L’UDC ha fatto buona pesca (copyright Guerzoni- Corriere della Sera) mentre la società civile italiana ha dimostrato, e non è la prima volta, la sua subalternità alla politica, anche quella indebolita di questo finale di seconda Repubblica.I messaggi che escono della convention di Chianciano, se solo si va oltre le photo opportunity di rito, appaiono sommamente confusi. Da una parte l’UDC si candida a proseguire la politica del rigore e del rinnovamento inaugurata dal governo Monti, dall’altra schiera una prima fila che, sia pure con grande rispetto per le persone e le storie individuali, di nuovo ha davvero poco: Paolo Cirino Pomicino, Ciriaco De Mita, Rocco Buttiglione, Giorgio La Malfa, Giuseppe Pisanu e financo Renata Polverini (che in un passaggio esilarante del discorso di Casini viene addirittura portata ad esempio come avversaria degli sprechi e dei privilegi!).
Sullo sfondo si intuisce il profilo di una classe dirigente locale, che soprattutto nel Meridione, incarna abitudini e comportamenti lontanissimi dal rappresentare quello che l’Italia chiede oggi alla politica. Il rischio di proseguire una politica che ha spesso visto l’UDC montiana a Roma e lombardiana in Sicilia è quanto mai concreto.
Possibile che ai Ministri e Vice Ministri accorsi a Chianciano, non sia venuto in mente di prendere del tempo per capire la reale concretezza dell’operazione prima di spendere il loro piccolo o grande patrimonio di credibilità?
Tra l’altro questo avrebbe giovato all’Esecutivo, oggi esposto alle legittime critiche di PdL e PD dopo che Ministri di primo piano hanno dichiarato più o meno apertamente di far parte del progetto di Casini (da antologia del politichese il “Candidarmi? dovete avere un attimo di pazienza” pronunciato da uno dei Ministri presenti.)
Le buone intenzioni dell’UDC devono essere salutate positivamente. Si tratta dell’unico partito che sino ad ora ha preso atto almeno a parole della necessità di riformarsi e aprirsi alla società civile. Ma si tratta per l’appunto di parole e d’intenzioni.

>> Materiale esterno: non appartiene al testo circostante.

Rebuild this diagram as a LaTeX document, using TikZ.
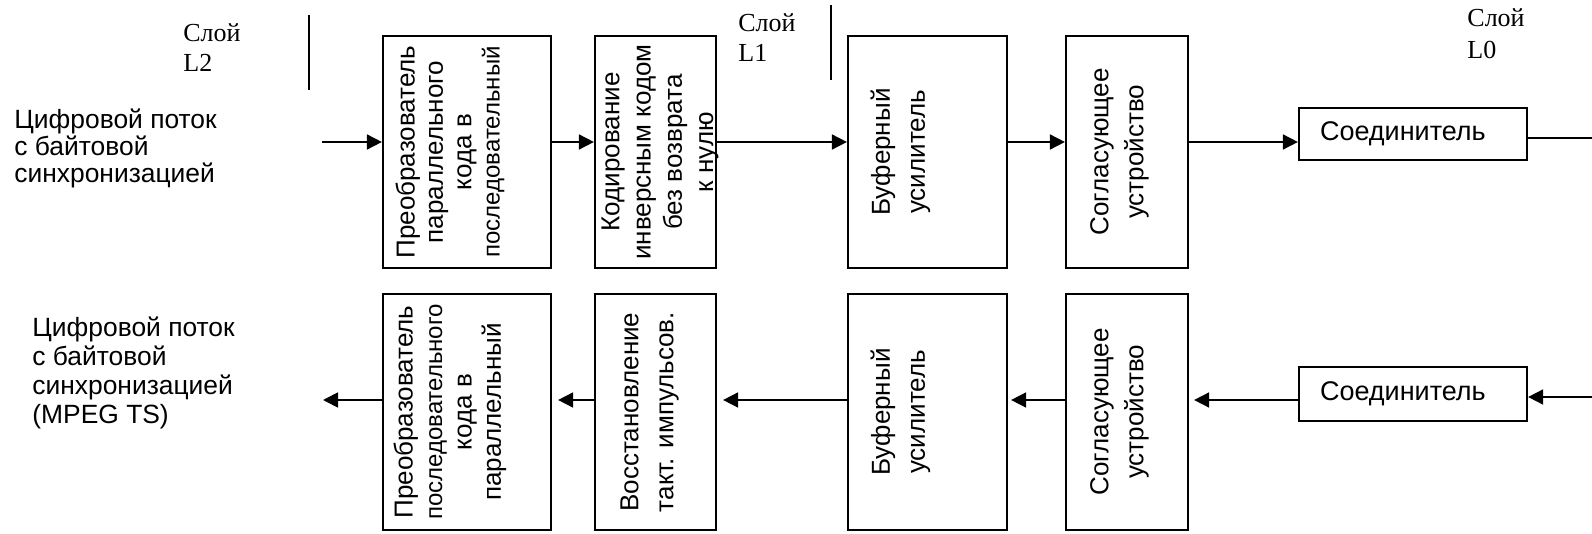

Per questo ci domandiamo se proprio l’incapacità dimostrata in questo frangente dalla classe dirigente non politica che abbiamo visto in prima fila a Chianciano, di porre con forza il tema di un vero rinnovamento, nei programmi e nelle persone, prima di precipitarsi a ingoiare l’esca di una promessa di candidatura, non contribuirà a frenare, piuttosto che ad accelerare, un già difficile percorso di riforma della politica.
Fossimo nei panni di un dirigente di lungo corso dell’UDC riterremmo, oggi più di ieri, che questa società civile, che si può avere un tanto al chilo, non richiede impegni particolarmente stringenti al cambiamento.
Ma è soprattutto sul piano dei contenuti che poco o nulla è emerso dall’assise di Chianciano. “Monti dopo Monti” è un programma davvero troppo scarno per una grande nazione. Anche perché l’Esecutivo ha al suo interno orientamenti molto diversi, che oggi filano più o meno diritti solo grazie all’autorevole, e talvolta severa, mano del Presidente del Consiglio.
Insomma se al pescatore Casini va dato atto di aver fatto buona pesca con poca pastura, il fritto misto che esce dalle cucine di Chianciano rischia di essere una pietanza indigesta per gli elettori e per il paese.